**RAW RECORDS**
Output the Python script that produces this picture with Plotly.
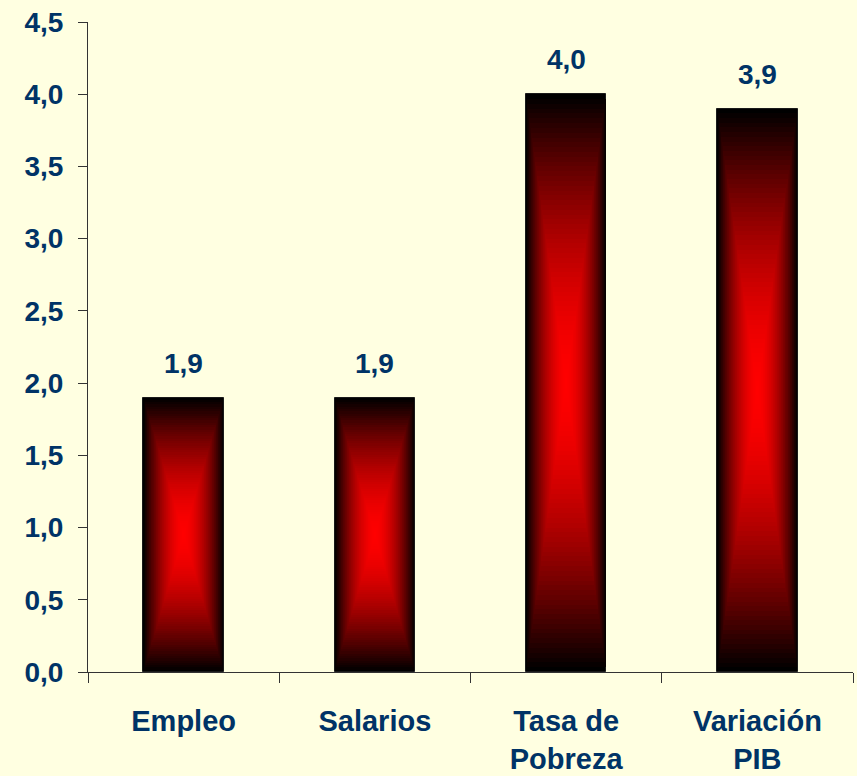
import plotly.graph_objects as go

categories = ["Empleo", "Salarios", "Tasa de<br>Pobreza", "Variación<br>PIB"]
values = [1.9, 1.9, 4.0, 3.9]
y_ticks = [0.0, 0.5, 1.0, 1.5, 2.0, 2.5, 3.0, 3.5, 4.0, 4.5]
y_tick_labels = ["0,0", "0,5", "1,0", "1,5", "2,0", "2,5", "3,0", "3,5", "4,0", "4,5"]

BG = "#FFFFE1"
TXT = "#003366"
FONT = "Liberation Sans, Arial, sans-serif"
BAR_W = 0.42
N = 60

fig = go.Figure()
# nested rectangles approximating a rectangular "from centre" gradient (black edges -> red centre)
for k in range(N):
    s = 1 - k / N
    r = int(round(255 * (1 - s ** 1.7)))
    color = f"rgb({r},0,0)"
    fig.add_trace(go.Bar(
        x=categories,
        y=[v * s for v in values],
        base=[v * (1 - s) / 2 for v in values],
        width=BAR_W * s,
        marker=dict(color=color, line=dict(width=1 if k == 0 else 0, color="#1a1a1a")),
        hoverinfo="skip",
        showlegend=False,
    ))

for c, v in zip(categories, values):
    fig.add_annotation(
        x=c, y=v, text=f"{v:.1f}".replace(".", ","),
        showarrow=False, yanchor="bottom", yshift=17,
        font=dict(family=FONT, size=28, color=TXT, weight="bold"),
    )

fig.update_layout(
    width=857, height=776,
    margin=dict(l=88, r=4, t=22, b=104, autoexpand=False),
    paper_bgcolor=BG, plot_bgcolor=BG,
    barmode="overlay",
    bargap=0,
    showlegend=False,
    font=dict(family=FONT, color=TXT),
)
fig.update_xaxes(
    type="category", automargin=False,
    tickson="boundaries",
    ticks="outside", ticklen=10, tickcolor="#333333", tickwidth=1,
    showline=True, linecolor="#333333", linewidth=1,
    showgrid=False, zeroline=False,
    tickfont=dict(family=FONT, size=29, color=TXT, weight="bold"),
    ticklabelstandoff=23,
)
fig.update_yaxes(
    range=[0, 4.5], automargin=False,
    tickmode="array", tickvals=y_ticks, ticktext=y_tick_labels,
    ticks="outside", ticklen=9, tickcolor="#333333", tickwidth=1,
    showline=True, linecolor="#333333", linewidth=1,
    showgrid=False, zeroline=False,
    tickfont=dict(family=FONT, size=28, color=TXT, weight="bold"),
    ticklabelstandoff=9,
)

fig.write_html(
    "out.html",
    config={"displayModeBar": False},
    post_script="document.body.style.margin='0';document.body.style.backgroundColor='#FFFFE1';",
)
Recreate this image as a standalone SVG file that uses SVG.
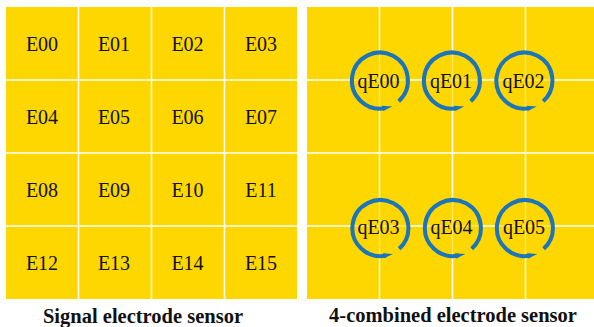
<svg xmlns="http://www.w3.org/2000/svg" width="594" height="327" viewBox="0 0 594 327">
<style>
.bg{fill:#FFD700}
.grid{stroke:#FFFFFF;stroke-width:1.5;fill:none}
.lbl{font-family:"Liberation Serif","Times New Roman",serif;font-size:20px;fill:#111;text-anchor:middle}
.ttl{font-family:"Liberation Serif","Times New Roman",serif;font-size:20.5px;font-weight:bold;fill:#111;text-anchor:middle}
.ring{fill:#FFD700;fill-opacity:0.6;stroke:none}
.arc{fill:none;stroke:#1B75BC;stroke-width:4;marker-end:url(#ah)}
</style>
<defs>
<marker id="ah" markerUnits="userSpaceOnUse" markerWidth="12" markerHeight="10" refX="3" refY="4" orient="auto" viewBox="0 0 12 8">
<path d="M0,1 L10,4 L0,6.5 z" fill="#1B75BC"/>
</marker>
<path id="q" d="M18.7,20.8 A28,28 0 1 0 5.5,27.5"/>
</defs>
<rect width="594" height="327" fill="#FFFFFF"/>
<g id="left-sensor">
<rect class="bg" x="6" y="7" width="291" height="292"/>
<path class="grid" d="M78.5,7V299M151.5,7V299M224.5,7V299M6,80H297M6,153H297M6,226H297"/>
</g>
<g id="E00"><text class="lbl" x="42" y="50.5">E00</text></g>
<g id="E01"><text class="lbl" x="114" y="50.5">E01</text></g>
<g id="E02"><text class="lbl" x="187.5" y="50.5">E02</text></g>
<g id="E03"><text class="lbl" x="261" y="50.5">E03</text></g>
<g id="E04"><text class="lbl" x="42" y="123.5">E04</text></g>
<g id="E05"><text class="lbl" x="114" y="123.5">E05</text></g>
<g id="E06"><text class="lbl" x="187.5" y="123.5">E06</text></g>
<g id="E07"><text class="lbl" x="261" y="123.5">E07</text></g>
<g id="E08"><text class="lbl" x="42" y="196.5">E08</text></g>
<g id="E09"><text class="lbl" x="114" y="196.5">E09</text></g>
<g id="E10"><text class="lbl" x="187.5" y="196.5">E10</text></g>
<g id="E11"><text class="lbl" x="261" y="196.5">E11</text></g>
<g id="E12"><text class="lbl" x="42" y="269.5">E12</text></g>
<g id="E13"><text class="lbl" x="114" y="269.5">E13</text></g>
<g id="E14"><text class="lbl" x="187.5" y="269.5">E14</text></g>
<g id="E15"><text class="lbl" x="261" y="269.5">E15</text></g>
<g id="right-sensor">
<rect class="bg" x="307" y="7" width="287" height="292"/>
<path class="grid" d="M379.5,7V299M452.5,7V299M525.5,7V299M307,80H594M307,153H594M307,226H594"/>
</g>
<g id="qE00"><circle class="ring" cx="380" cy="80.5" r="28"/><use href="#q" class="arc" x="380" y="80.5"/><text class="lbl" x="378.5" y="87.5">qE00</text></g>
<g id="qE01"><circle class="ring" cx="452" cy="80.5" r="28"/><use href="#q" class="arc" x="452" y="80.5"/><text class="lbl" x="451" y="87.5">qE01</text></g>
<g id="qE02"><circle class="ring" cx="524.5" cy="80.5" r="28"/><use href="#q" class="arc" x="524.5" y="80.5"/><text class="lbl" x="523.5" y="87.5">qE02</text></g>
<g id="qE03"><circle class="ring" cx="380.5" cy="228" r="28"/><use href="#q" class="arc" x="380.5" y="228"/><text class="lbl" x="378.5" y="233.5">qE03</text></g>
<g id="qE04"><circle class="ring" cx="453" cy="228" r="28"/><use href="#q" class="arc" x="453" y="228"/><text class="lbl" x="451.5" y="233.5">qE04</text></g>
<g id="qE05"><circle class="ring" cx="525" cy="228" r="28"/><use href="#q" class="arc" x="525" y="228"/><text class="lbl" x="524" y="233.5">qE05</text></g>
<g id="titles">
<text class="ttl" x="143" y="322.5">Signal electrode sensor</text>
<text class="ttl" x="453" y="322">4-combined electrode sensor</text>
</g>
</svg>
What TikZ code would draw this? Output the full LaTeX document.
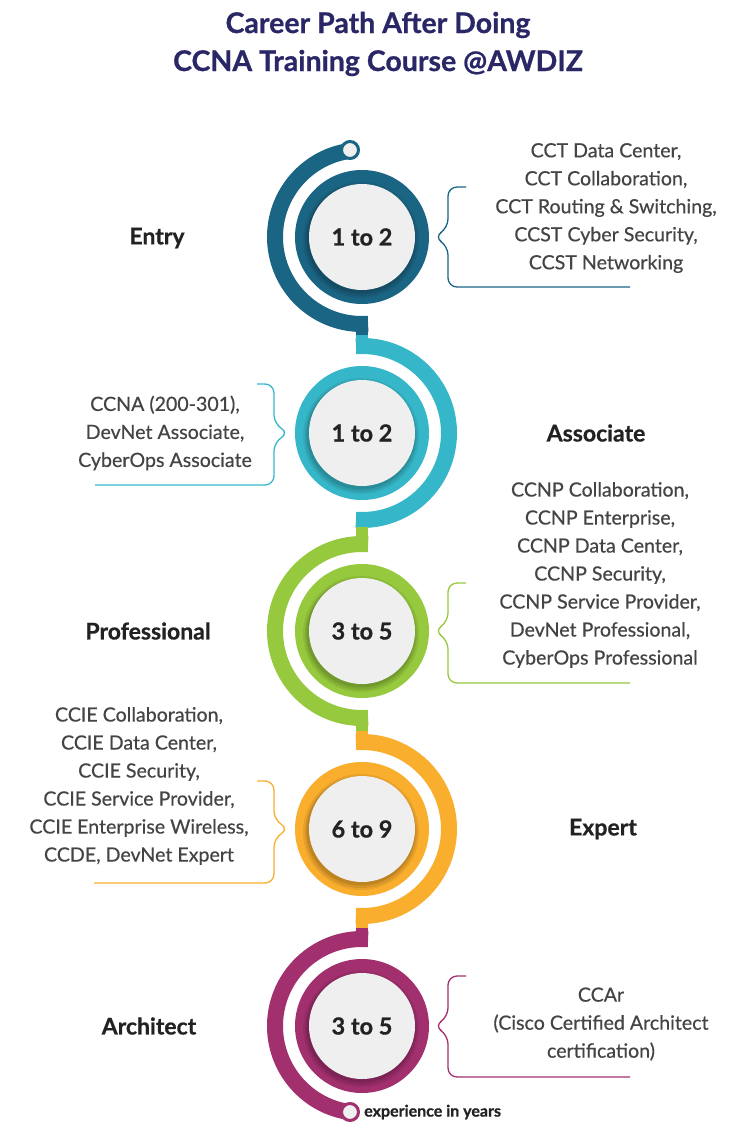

**GIVEN INSTRUCTION**
Omitting all images, print the listing exactly.

**SOLVED PROBLEM**
Output the Python script that produces this picture with Plotly.
import plotly.graph_objects as go

categories = ["Empleo", "Salarios", "Tasa de<br>Pobreza", "Variación<br>PIB"]
values = [1.9, 1.9, 4.0, 3.9]
y_ticks = [0.0, 0.5, 1.0, 1.5, 2.0, 2.5, 3.0, 3.5, 4.0, 4.5]
y_tick_labels = ["0,0", "0,5", "1,0", "1,5", "2,0", "2,5", "3,0", "3,5", "4,0", "4,5"]

BG = "#FFFFE1"
TXT = "#003366"
FONT = "Liberation Sans, Arial, sans-serif"
BAR_W = 0.42
N = 60

fig = go.Figure()
# nested rectangles approximating a rectangular "from centre" gradient (black edges -> red centre)
for k in range(N):
    s = 1 - k / N
    r = int(round(255 * (1 - s ** 1.7)))
    color = f"rgb({r},0,0)"
    fig.add_trace(go.Bar(
        x=categories,
        y=[v * s for v in values],
        base=[v * (1 - s) / 2 for v in values],
        width=BAR_W * s,
        marker=dict(color=color, line=dict(width=1 if k == 0 else 0, color="#1a1a1a")),
        hoverinfo="skip",
        showlegend=False,
    ))

for c, v in zip(categories, values):
    fig.add_annotation(
        x=c, y=v, text=f"{v:.1f}".replace(".", ","),
        showarrow=False, yanchor="bottom", yshift=17,
        font=dict(family=FONT, size=28, color=TXT, weight="bold"),
    )

fig.update_layout(
    width=857, height=776,
    margin=dict(l=88, r=4, t=22, b=104, autoexpand=False),
    paper_bgcolor=BG, plot_bgcolor=BG,
    barmode="overlay",
    bargap=0,
    showlegend=False,
    font=dict(family=FONT, color=TXT),
)
fig.update_xaxes(
    type="category", automargin=False,
    tickson="boundaries",
    ticks="outside", ticklen=10, tickcolor="#333333", tickwidth=1,
    showline=True, linecolor="#333333", linewidth=1,
    showgrid=False, zeroline=False,
    tickfont=dict(family=FONT, size=29, color=TXT, weight="bold"),
    ticklabelstandoff=23,
)
fig.update_yaxes(
    range=[0, 4.5], automargin=False,
    tickmode="array", tickvals=y_ticks, ticktext=y_tick_labels,
    ticks="outside", ticklen=9, tickcolor="#333333", tickwidth=1,
    showline=True, linecolor="#333333", linewidth=1,
    showgrid=False, zeroline=False,
    tickfont=dict(family=FONT, size=28, color=TXT, weight="bold"),
    ticklabelstandoff=9,
)

fig.write_html(
    "out.html",
    config={"displayModeBar": False},
    post_script="document.body.style.margin='0';document.body.style.backgroundColor='#FFFFE1';",
)
Recreate this image as a standalone SVG file that uses SVG.
<svg xmlns="http://www.w3.org/2000/svg" width="594" height="327" viewBox="0 0 594 327">
<style>
.bg{fill:#FFD700}
.grid{stroke:#FFFFFF;stroke-width:1.5;fill:none}
.lbl{font-family:"Liberation Serif","Times New Roman",serif;font-size:20px;fill:#111;text-anchor:middle}
.ttl{font-family:"Liberation Serif","Times New Roman",serif;font-size:20.5px;font-weight:bold;fill:#111;text-anchor:middle}
.ring{fill:#FFD700;fill-opacity:0.6;stroke:none}
.arc{fill:none;stroke:#1B75BC;stroke-width:4;marker-end:url(#ah)}
</style>
<defs>
<marker id="ah" markerUnits="userSpaceOnUse" markerWidth="12" markerHeight="10" refX="3" refY="4" orient="auto" viewBox="0 0 12 8">
<path d="M0,1 L10,4 L0,6.5 z" fill="#1B75BC"/>
</marker>
<path id="q" d="M18.7,20.8 A28,28 0 1 0 5.5,27.5"/>
</defs>
<rect width="594" height="327" fill="#FFFFFF"/>
<g id="left-sensor">
<rect class="bg" x="6" y="7" width="291" height="292"/>
<path class="grid" d="M78.5,7V299M151.5,7V299M224.5,7V299M6,80H297M6,153H297M6,226H297"/>
</g>
<g id="E00"><text class="lbl" x="42" y="50.5">E00</text></g>
<g id="E01"><text class="lbl" x="114" y="50.5">E01</text></g>
<g id="E02"><text class="lbl" x="187.5" y="50.5">E02</text></g>
<g id="E03"><text class="lbl" x="261" y="50.5">E03</text></g>
<g id="E04"><text class="lbl" x="42" y="123.5">E04</text></g>
<g id="E05"><text class="lbl" x="114" y="123.5">E05</text></g>
<g id="E06"><text class="lbl" x="187.5" y="123.5">E06</text></g>
<g id="E07"><text class="lbl" x="261" y="123.5">E07</text></g>
<g id="E08"><text class="lbl" x="42" y="196.5">E08</text></g>
<g id="E09"><text class="lbl" x="114" y="196.5">E09</text></g>
<g id="E10"><text class="lbl" x="187.5" y="196.5">E10</text></g>
<g id="E11"><text class="lbl" x="261" y="196.5">E11</text></g>
<g id="E12"><text class="lbl" x="42" y="269.5">E12</text></g>
<g id="E13"><text class="lbl" x="114" y="269.5">E13</text></g>
<g id="E14"><text class="lbl" x="187.5" y="269.5">E14</text></g>
<g id="E15"><text class="lbl" x="261" y="269.5">E15</text></g>
<g id="right-sensor">
<rect class="bg" x="307" y="7" width="287" height="292"/>
<path class="grid" d="M379.5,7V299M452.5,7V299M525.5,7V299M307,80H594M307,153H594M307,226H594"/>
</g>
<g id="qE00"><circle class="ring" cx="380" cy="80.5" r="28"/><use href="#q" class="arc" x="380" y="80.5"/><text class="lbl" x="378.5" y="87.5">qE00</text></g>
<g id="qE01"><circle class="ring" cx="452" cy="80.5" r="28"/><use href="#q" class="arc" x="452" y="80.5"/><text class="lbl" x="451" y="87.5">qE01</text></g>
<g id="qE02"><circle class="ring" cx="524.5" cy="80.5" r="28"/><use href="#q" class="arc" x="524.5" y="80.5"/><text class="lbl" x="523.5" y="87.5">qE02</text></g>
<g id="qE03"><circle class="ring" cx="380.5" cy="228" r="28"/><use href="#q" class="arc" x="380.5" y="228"/><text class="lbl" x="378.5" y="233.5">qE03</text></g>
<g id="qE04"><circle class="ring" cx="453" cy="228" r="28"/><use href="#q" class="arc" x="453" y="228"/><text class="lbl" x="451.5" y="233.5">qE04</text></g>
<g id="qE05"><circle class="ring" cx="525" cy="228" r="28"/><use href="#q" class="arc" x="525" y="228"/><text class="lbl" x="524" y="233.5">qE05</text></g>
<g id="titles">
<text class="ttl" x="143" y="322.5">Signal electrode sensor</text>
<text class="ttl" x="453" y="322">4-combined electrode sensor</text>
</g>
</svg>
What TikZ code would draw this? Output the full LaTeX document.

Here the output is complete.